There's an obvious difference between a seasoned artist working on a delicate oil painting and a child drawing on paper with a wax crayon. The obvious difference is skill, even aesthetic value or beauty. The difference I think about more though is freedom; unrestrained, unprompted actions, splayed across any canvas of that child's liking-it's the paper now, but when you aren't looking, the crayons trail across the floor, onto to the wall-you leave this child in a room for half an hour, you can expect to return to a riot of colour, of pure improvisation. 

That is SAORI.

A child-that was who I was on the first day of my internship at Shuttles & Needles; the yarns were my crayons, and I tried my first scribbles, throwing whatever surfaced to my mind at the moment. I think I understood then, that SAORI was just as much about unlearning as it was about learning.
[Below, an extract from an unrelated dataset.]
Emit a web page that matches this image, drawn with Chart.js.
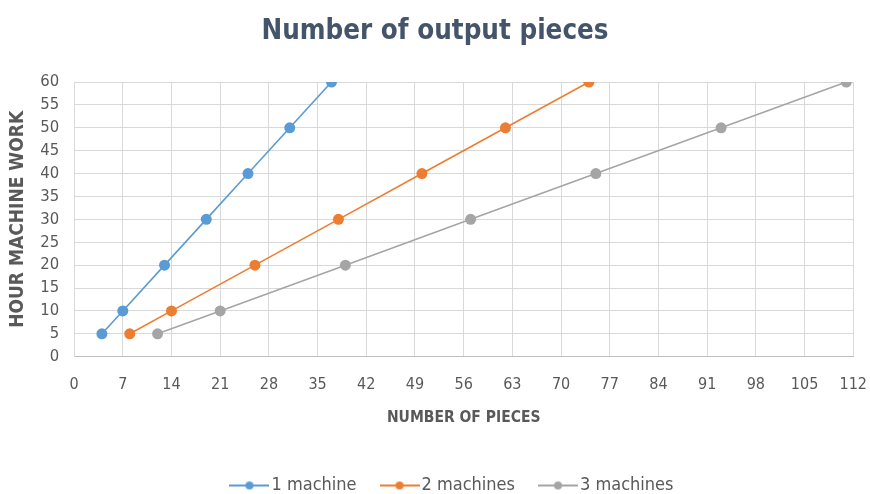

It's a struggle, especially when you've spent a good portion of your life planning and executing, controlling and restraining. Saori is strange in that it helps me unwind, unthink. I lean on intuition and let the journey take me, trying not to worry about the destination. I still worry sometimes, but I'm optimistic about change.

 


SAORI is beautiful because I can recognise it in people. It's in one's eyes when they see what I've woven for the day, it's in another’s smile when they can read my mood based on the colours I've woven onto my loom, and it's found a place in me as well. It makes me honest, and I am more than happy to embark on this journey, with Saori all around me.

I know it'll stay with me for a long, long time.

 

 

 

Shriram is a Textile design student interning at Shuttles & Needles.